Le vertige de l'effort : Humanisme et rationalité


Résumé
Depuis l’humanisme de la Renaissance, l’attitude de l’Europe vis-à-vis de la civilisation arabo-musulmane est marquée à la fois par une fascination et par un rejet. Si le tracé des catégories de la rationalité moderne s’est certes établi sur le terreau de la pensée grecque, la rationalité occidentale a toutefois mis à distance ce qui relève du religieux, si bien qu’elle paraît dénier à la religion toute dimension rationnelle.
Il y eut, pourtant, dans l’histoire des religions, des idées fécondes. Depuis l’avènement de l’Islam, on identifiait désormais, dans le monde musulman, toute activité humaine à l’idée d’effort. L’Islam consacrait, de fait, un tournant pragmatique et une inscription dans le réel. L’homme avait acquis une responsabilité foncièrement active. Le pêcheur, l’agriculteur, le commerçant, le fidèle, le savant, le prince, l’imâm : Tous étaient désormais des mujahhid.
Quel en était le sens ? La continuité d’une vieille idée grecque : Celle d’un homme constamment éprouvé par lui-même. L’homme était, anthropologiquement conçu, comme profondément tiraillé entre les deux instances du bien et du mal. C’est par le concept d’effort que l’Islam croyait résoudre cette tension originaire. En quoi consistait-il ? En une régulation morale, spirituelle et passionnelle quotidienne et permanente au dedans de l’être même de l’homme.

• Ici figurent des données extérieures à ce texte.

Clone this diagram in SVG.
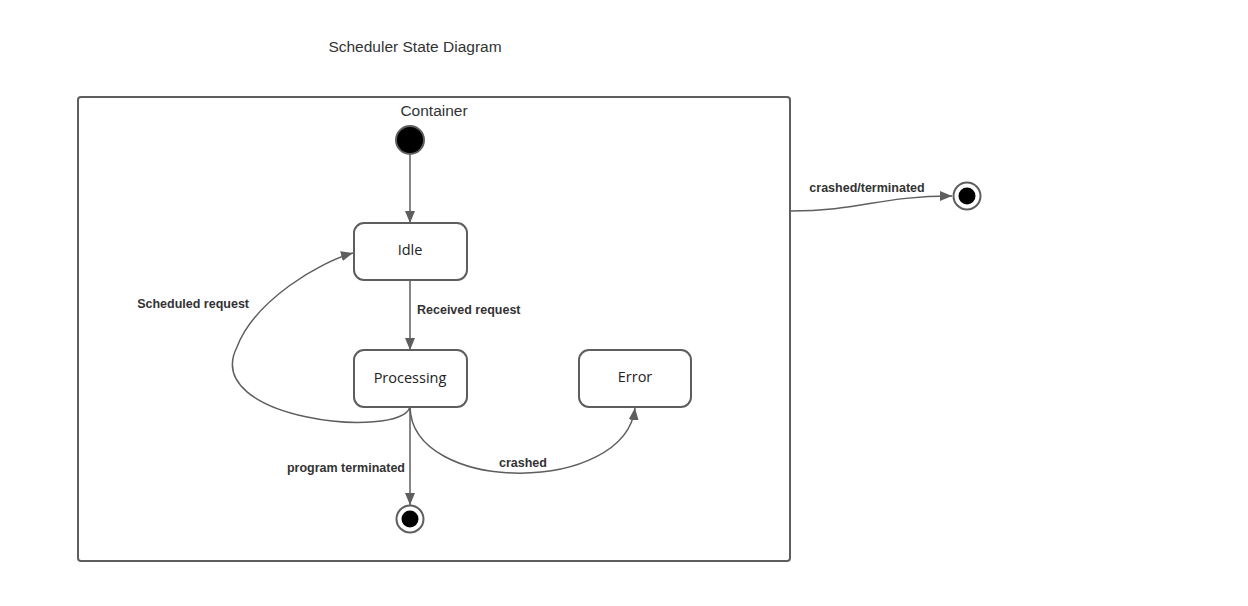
<svg xmlns="http://www.w3.org/2000/svg" width="1248" height="606" viewBox="0 0 1248 606">
<style>
.box{fill:#fff;stroke:#5e5e5e;stroke-width:2}
.ln{fill:none;stroke:#5e5e5e;stroke-width:1.5}
.t{font-family:"Liberation Sans",Arial,sans-serif;fill:#333;font-size:15.5px}
.nt{font-family:"Open Sans","Liberation Sans",sans-serif;fill:#222;font-size:14.5px;text-anchor:middle}
.lb{font-family:"Liberation Sans",Arial,sans-serif;fill:#333;font-size:12.5px;font-weight:bold}
</style>
<defs>
<marker id="ar" viewBox="0 0 12 10" refX="12" refY="5" markerWidth="12" markerHeight="10" markerUnits="userSpaceOnUse" orient="auto">
<path d="M0,0 L12,5 L0,10 Z" fill="#5e5e5e"/>
</marker>
</defs>
<rect width="1248" height="606" fill="#fff"/>
<text class="t" x="415" y="52" text-anchor="middle">Scheduler State Diagram</text>
<g id="container">
<rect class="box" x="78" y="97" width="712" height="464" rx="3"/>
<text class="t" x="434" y="116" text-anchor="middle">Container</text>
</g>
<g id="connectors">
<path class="ln" d="M410,155 L410,223" marker-end="url(#ar)"/>
<path class="ln" d="M410,280 L410,350" marker-end="url(#ar)"/>
<path class="ln" d="M410,407 C400,440 200,420 237,347 C255,300 320,262 353,253" marker-end="url(#ar)"/>
<path class="ln" d="M410,407 C412,495 625,495 635,408" marker-end="url(#ar)"/>
<path class="ln" d="M410,407 L410,505" marker-end="url(#ar)"/>
<path class="ln" d="M790,211 C860,211 880,196 952,196" marker-end="url(#ar)"/>
<text class="lb" x="417" y="314">Received request</text>
<text class="lb" x="249" y="308" text-anchor="end">Scheduled request</text>
<text class="lb" x="523" y="467" text-anchor="middle">crashed</text>
<text class="lb" x="405" y="472" text-anchor="end">program terminated</text>
<text class="lb" x="867" y="192" text-anchor="middle">crashed/terminated</text>
</g>
<g id="initial">
<circle cx="410" cy="140" r="14" fill="#000" stroke="#5e5e5e" stroke-width="2"/>
</g>
<g id="idle">
<rect class="box" x="354" y="223" width="113" height="57" rx="10"/>
<text class="nt" x="410" y="255">Idle</text>
</g>
<g id="processing">
<rect class="box" x="354" y="350" width="113" height="57" rx="10"/>
<text class="nt" x="410" y="383">Processing</text>
</g>
<g id="error">
<rect class="box" x="579" y="350" width="112" height="57" rx="10"/>
<text class="nt" x="635" y="382">Error</text>
</g>
<g id="final-inner">
<circle cx="410" cy="519" r="13.5" fill="#fff" stroke="#5e5e5e" stroke-width="2"/>
<circle cx="410" cy="519" r="8.5" fill="#000"/>
</g>
<g id="final-outer">
<circle cx="967" cy="196" r="13.5" fill="#fff" stroke="#5e5e5e" stroke-width="2"/>
<circle cx="967" cy="196" r="8.5" fill="#000"/>
</g>
</svg>
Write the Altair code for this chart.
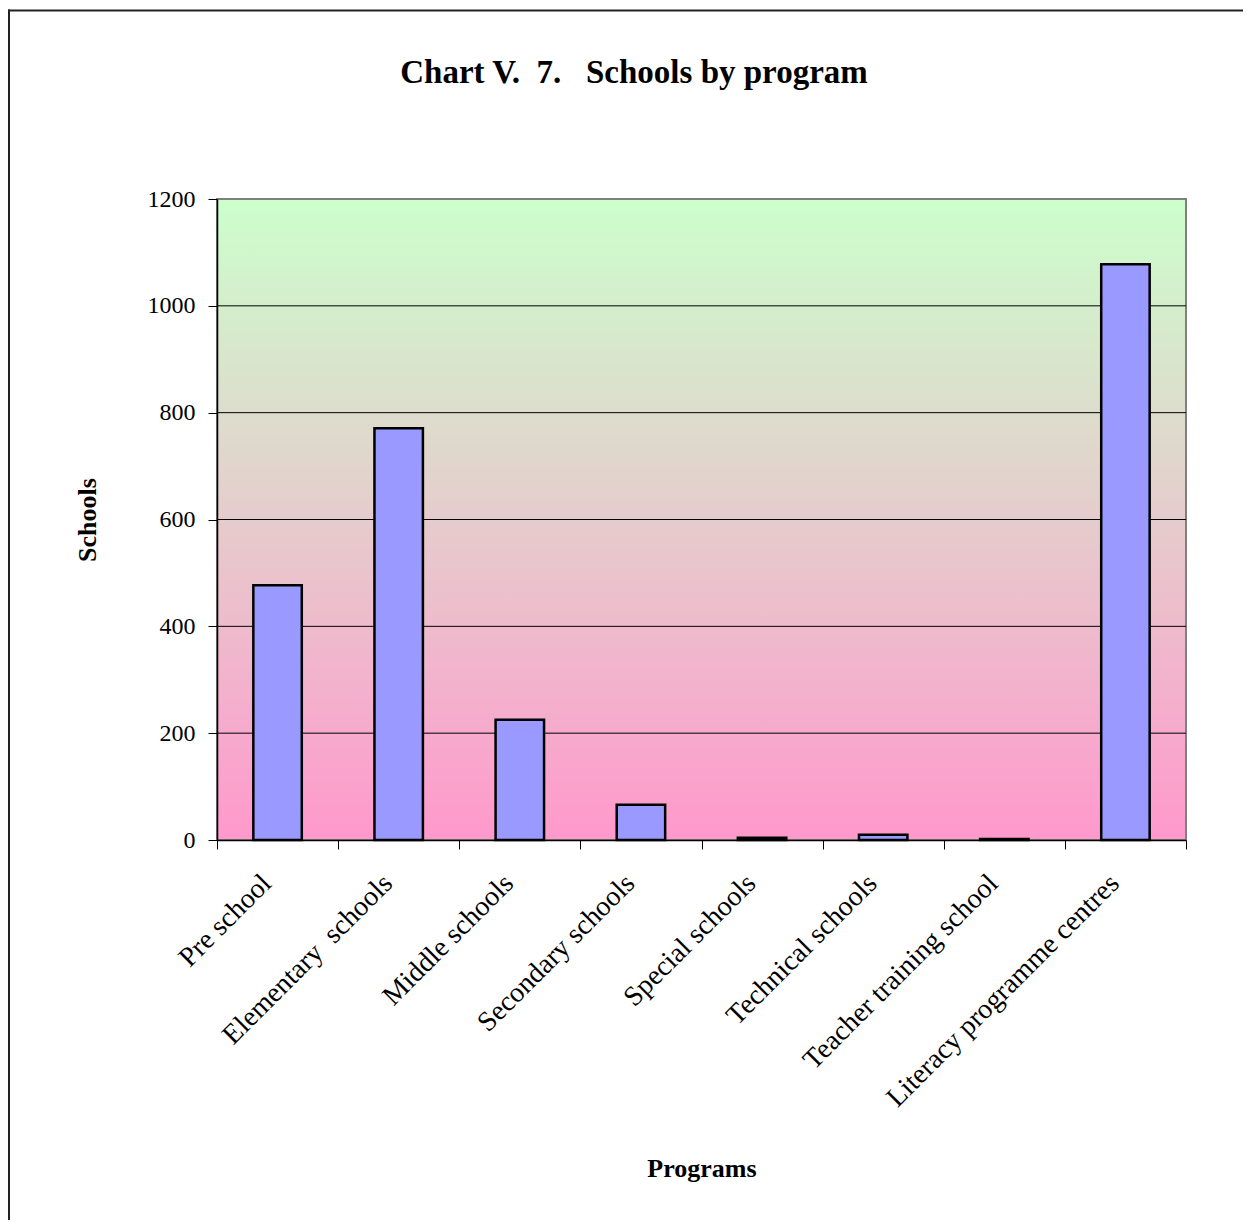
import altair as alt
import pandas as pd

programs = [
    "Pre school",
    "Elementary\u00a0 schools",
    "Middle schools",
    "Secondary schools",
    "Special schools",
    "Technical schools",
    "Teacher training school",
    "Literacy programme centres",
]
schools = [477, 771, 225, 66, 4, 10, 2, 1078]
y_ticks = [0, 200, 400, 600, 800, 1000, 1200]
grid_vals = [200, 400, 600, 800, 1000]
title_text = "Chart V.\u00a0 7.\u00a0\u00a0 Schools by program"

W, H = 969, 641
FONT = "Liberation Serif"

df = pd.DataFrame({"program": programs, "schools": schools})
grid_df = pd.DataFrame({"v": grid_vals})

xscale = alt.Scale(paddingInner=0, paddingOuter=0)
yscale = alt.Scale(domain=[0, 1200], nice=False)

bg = alt.Chart(pd.DataFrame({"a": [0]})).mark_rect(
    fill=alt.Gradient(
        gradient="linear",
        stops=[alt.GradientStop(color="#CCFFCC", offset=0),
               alt.GradientStop(color="#FF99CC", offset=1)],
        x1=0, x2=0, y1=0, y2=1,
    ),
    stroke="#808080",
    strokeWidth=2,
).encode(
    x=alt.value(0), x2=alt.value(W), y=alt.value(0), y2=alt.value(H)
)

grid = alt.Chart(grid_df).mark_rule(color="black", strokeWidth=1).encode(
    y=alt.Y("v:Q", scale=yscale)
)

bars = alt.Chart(df).mark_bar(
    width={"band": 0.4}, color="#9999FF", stroke="black", strokeWidth=2.5
).encode(
    x=alt.X(
        "program:N",
        sort=None,
        scale=xscale,
        axis=alt.Axis(
            title="Programs",
            titleFont=FONT,
            titleFontSize=26,
            titleFontWeight="bold",
            titleColor="black",
            titleBaseline="alphabetic",
            titleY=336,
            labelAngle=-45,
            labelAlign="right",
            labelBaseline="middle",
            labelFont=FONT,
            labelFontSize=28,
            labelColor="black",
            labelPadding=30,
            labelOffset=-11,
            labelLimit=0,
            tickBand="extent",
            tickSize=9,
            tickColor="black",
            domainColor="black",
            domainWidth=1.5,
            grid=False,
            zindex=1,
        ),
    ),
    y=alt.Y(
        "schools:Q",
        scale=yscale,
        axis=alt.Axis(
            values=y_ticks,
            format="d",
            title="Schools",
            titleFont=FONT,
            titleFontSize=26,
            titleFontWeight="bold",
            titleColor="black",
            titlePadding=47,
            labelFont=FONT,
            labelFontSize=24,
            labelColor="black",
            labelPadding=13,
            tickSize=9,
            tickColor="black",
            domainColor="black",
            domainWidth=1.5,
            grid=False,
            zindex=1,
        ),
    ),
)

title = alt.Chart(pd.DataFrame({"t": [title_text]})).mark_text(
    font=FONT, fontSize=33, fontWeight="bold", color="black",
    align="center", baseline="alphabetic",
).encode(text="t:N", x=alt.value(417), y=alt.value(-116))

# outer chart-area frame (only top and left edges fall inside the window)
frame_top = alt.Chart(pd.DataFrame({"a": [0]})).mark_rule(
    color="#222222", strokeWidth=2
).encode(x=alt.value(-209), x2=alt.value(1100), y=alt.value(-188.5))
frame_left = alt.Chart(pd.DataFrame({"a": [0]})).mark_rule(
    color="#222222", strokeWidth=2
).encode(x=alt.value(-208), y=alt.value(-189.5), y2=alt.value(1100))

chart = alt.layer(bg, grid, bars, title, frame_top, frame_left).properties(
    width=W,
    height=H,
    autosize="none",
    padding={"left": 209, "top": 191, "right": 57, "bottom": 380},
).configure_view(stroke=None)

chart.save("out.html", embed_options={"renderer": "svg", "actions": False})
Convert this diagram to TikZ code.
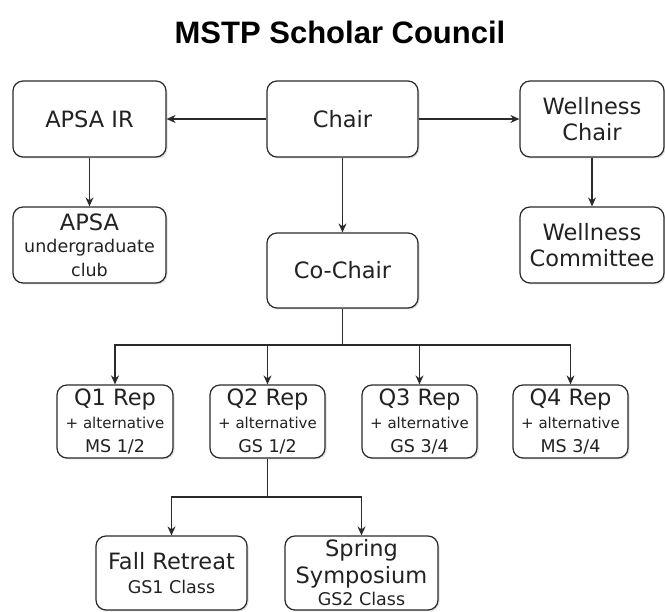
\documentclass[tikz,border=0pt]{standalone}
\usepackage{fontspec}
\setmainfont{DejaVu Sans}
\newfontfamily\titlefont{Liberation Sans}
\usetikzlibrary{arrows.meta,shadows}
\definecolor{ln}{HTML}{2A2A2A}
\definecolor{tx}{HTML}{222222}
\tikzset{
  box/.style={draw=ln, line width=1.2pt, rounded corners=10pt, fill=white, text=tx,
    align=center, inner sep=0pt,
    drop shadow={opacity=0.25, shadow xshift=1.5pt, shadow yshift=-1.5pt},
    font=\fontsize{22.5}{26.5}\selectfont},
  arr/.style={draw=ln, line width=1.2pt, -{Stealth[length=9pt,width=8pt]}},
  conn/.style={draw=ln, line width=1.2pt},
}
\newcommand{\subt}[1]{{\fontsize{17.5}{20}\selectfont #1}}
\newcommand{\alt}[1]{{\fontsize{15}{18}\selectfont #1}}
\begin{document}
\begin{tikzpicture}[x=1pt,y=-1pt]
\useasboundingbox (0,0) rectangle (665,612);
\node[font=\titlefont\bfseries\fontsize{31}{35}\selectfont, text=black] (title) at (340,32) {MSTP Scholar Council};

\node[box, minimum width=153pt, minimum height=76pt] (apsair) at (89.5,119) {APSA IR};
\node[box, minimum width=151pt, minimum height=76pt] (chair) at (342.5,119) {Chair};
\node[box, minimum width=144pt, minimum height=76pt] (wchair) at (592,119) {Wellness\\Chair};
\node[box, minimum width=153pt, minimum height=76pt] (apsa) at (89.5,245) {APSA\\[-4pt]\subt{undergraduate}\\[-3pt]\subt{club}};
\node[box, minimum width=144pt, minimum height=76pt] (wcomm) at (592,245) {Wellness\\Committee};
\node[box, minimum width=151pt, minimum height=75pt] (cochair) at (342.5,270.5) {Co-Chair};

\node[box, minimum width=116pt, minimum height=73pt] (q1) at (115,421.5) {Q1 Rep\\[-4pt]\alt{+ alternative}\\[-2pt]\subt{MS 1/2}};
\node[box, minimum width=115pt, minimum height=73pt] (q2) at (267.5,421.5) {Q2 Rep\\[-4pt]\alt{+ alternative}\\[-2pt]\subt{GS 1/2}};
\node[box, minimum width=115pt, minimum height=73pt] (q3) at (419.5,421.5) {Q3 Rep\\[-4pt]\alt{+ alternative}\\[-2pt]\subt{GS 3/4}};
\node[box, minimum width=115pt, minimum height=73pt] (q4) at (570.5,421.5) {Q4 Rep\\[-4pt]\alt{+ alternative}\\[-2pt]\subt{MS 3/4}};

\node[box, minimum width=151pt, minimum height=74pt] (fall) at (171.5,573) {Fall Retreat\\[-2pt]\subt{GS1 Class}};
\node[box, minimum width=153pt, minimum height=74pt] (spring) at (361.5,573) {Spring\\Symposium\\[-4pt]\subt{GS2 Class}};

\draw[arr] (chair.west) -- (apsair.east);
\draw[arr] (chair.east) -- (wchair.west);
\draw[arr] (apsair.south) -- (apsa.north);
\draw[arr] (wchair.south) -- (wcomm.north);
\draw[arr] (chair.south) -- (cochair.north);

\coordinate (bus1) at (342.5,345);
\draw[conn] (cochair.south) -- (bus1);
\draw[arr] (bus1) -| (q1.north);
\draw[arr] (bus1) -| (q2.north);
\draw[arr] (bus1) -| (q3.north);
\draw[arr] (bus1) -| (q4.north);

\coordinate (bus2) at (267.5,497);
\draw[conn] (q2.south) -- (bus2);
\draw[arr] (bus2) -| (fall.north);
\draw[arr] (bus2) -| (spring.north);
\end{tikzpicture}
\end{document}
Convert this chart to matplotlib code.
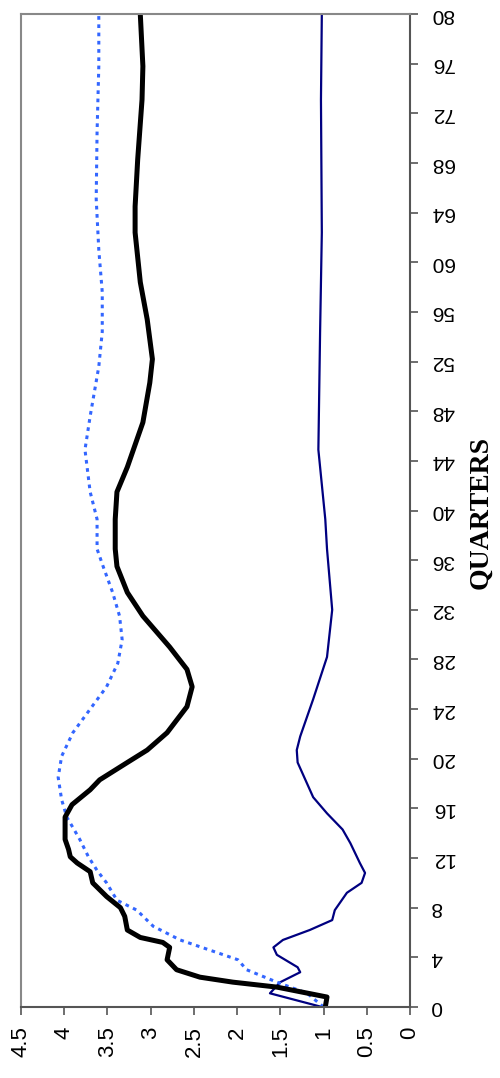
import numpy as np
import matplotlib
matplotlib.use("Agg")
import matplotlib.pyplot as plt

# Series (quarter, value) -- chart is drawn rotated
black_q = [0, 0.8, 1.6, 2.0, 2.4, 3.0, 3.8, 4.8, 5.2, 5.6, 6.2, 7.3, 8.0, 8.9, 10.0, 10.9,
           11.6, 12.1, 12.7, 13.5, 15.3, 16.3, 17.5, 18.3, 19.7, 20.7, 22.1, 24.2, 25.8,
           27.2, 29.0, 31.5, 33.4, 35.5, 36.9, 39.3, 41.5, 43.5, 47.1, 50.3, 52.2, 55.4,
           58.4, 62.4, 64.5, 68.3, 73.1, 75.8, 80]
black_v = [0.98, 0.96, 1.54, 2.05, 2.43, 2.70, 2.81, 2.78, 2.86, 3.12, 3.27, 3.30, 3.35,
           3.51, 3.67, 3.70, 3.85, 3.93, 3.95, 3.99, 3.99, 3.91, 3.70, 3.59, 3.27, 3.04,
           2.81, 2.58, 2.52, 2.58, 2.78, 3.09, 3.27, 3.39, 3.41, 3.41, 3.39, 3.27, 3.09,
           3.01, 2.98, 3.04, 3.12, 3.18, 3.18, 3.15, 3.10, 3.09, 3.12]

blue_q = [0, 1.1, 2.0, 3.0, 3.8, 4.4, 5.4, 6.5, 7.8, 8.6, 10.0, 11.0, 12.1, 13.5, 15.3,
          16.7, 18.5, 20.2, 22.1, 24.0, 25.8, 27.7, 29.6, 31.5, 33.4, 35.5, 36.9, 39.3,
          41.5, 44.9, 47.6, 51.6, 54.4, 57.6, 61.0, 65.1, 70.5, 75.8, 80]
blue_v = [1.00, 1.19, 1.54, 1.89, 1.99, 2.24, 2.66, 2.97, 3.16, 3.39, 3.51, 3.62, 3.72,
          3.82, 3.97, 4.03, 4.07, 4.03, 3.90, 3.70, 3.51, 3.38, 3.33, 3.36, 3.44, 3.55,
          3.62, 3.62, 3.70, 3.76, 3.70, 3.60, 3.56, 3.56, 3.60, 3.63, 3.62, 3.60, 3.60]

navy_q = [0, 1.1, 2.0, 2.8, 3.2, 4.2, 4.8, 5.4, 6.2, 7.0, 7.8, 9.2, 10.0, 10.8, 11.6,
          13.2, 14.3, 15.6, 16.9, 18.3, 19.7, 20.7, 21.8, 24.8, 28.2, 32.0, 36.9, 39.3,
          44.9, 54.4, 62.4, 73.1, 80]
navy_v = [1.02, 1.62, 1.50, 1.27, 1.30, 1.54, 1.58, 1.47, 1.16, 0.90, 0.87, 0.73, 0.56,
          0.52, 0.58, 0.69, 0.78, 0.96, 1.12, 1.21, 1.30, 1.31, 1.27, 1.12, 0.96, 0.90,
          0.96, 0.98, 1.06, 1.04, 1.02, 1.03, 1.02]

value_ticks = [0, 0.5, 1, 1.5, 2, 2.5, 3, 3.5, 4, 4.5]
value_labels = ["0", "0.5", "1", "1.5", "2", "2.5", "3", "3.5", "4", "4.5"]
quarter_ticks = list(range(0, 81, 4))

fig = plt.figure(figsize=(5, 10.78), dpi=100)
ax = fig.add_axes([0.042, 0.0659, 0.778, 0.921])

ax.plot(navy_v, navy_q, color="#000080", lw=1.6, solid_joinstyle="round")
ax.plot(blue_v, blue_q, color="#3366FF", lw=2.2, linestyle=(0, (1.2, 1.5)))
ax.plot(black_v, black_q, color="black", lw=3.6, solid_joinstyle="round",
        solid_capstyle="round")

ax.set_xlim(4.5, 0)
ax.set_ylim(0, 80)

ax.set_xticks(value_ticks)
ax.set_xticklabels(value_labels, rotation=90, fontsize=16, family="Liberation Sans")
ax.set_yticks(quarter_ticks)
ax.set_yticklabels([str(q) for q in quarter_ticks], rotation=180, fontsize=15,
                   family="Liberation Sans", va="center")
ax.yaxis.tick_right()
ax.tick_params(axis="both", direction="out", length=6, width=1.2, colors="#555555",
               labelcolor="black")
ax.tick_params(axis="y", pad=9)
ax.tick_params(axis="x", pad=8)

for side in ["left", "top"]:
    ax.spines[side].set_color("#888888")
    ax.spines[side].set_linewidth(1.5)
for side in ["right", "bottom"]:
    ax.spines[side].set_color("#555555")
    ax.spines[side].set_linewidth(1.5)

fig.text(0.962, 0.525, "QUARTERS", rotation=90, fontsize=20, fontweight="bold",
         family="Liberation Serif", ha="center", va="center")

fig.savefig("out.png", dpi=100)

L’enjeu était crucial. Tout dépendait de ce principe inscrit dans la nature de l’homme, sa réussite était la source de la paix, de la spiritualité et du bonheur politique. Son échec conduisait à la barbarie, à la violence et à la guerre. Le concept d’effort en Islam constituait, au fond, une dialectique du vertige. C’est comme si, dans chaque individu, le destin de l’humanité toute entière se jouait.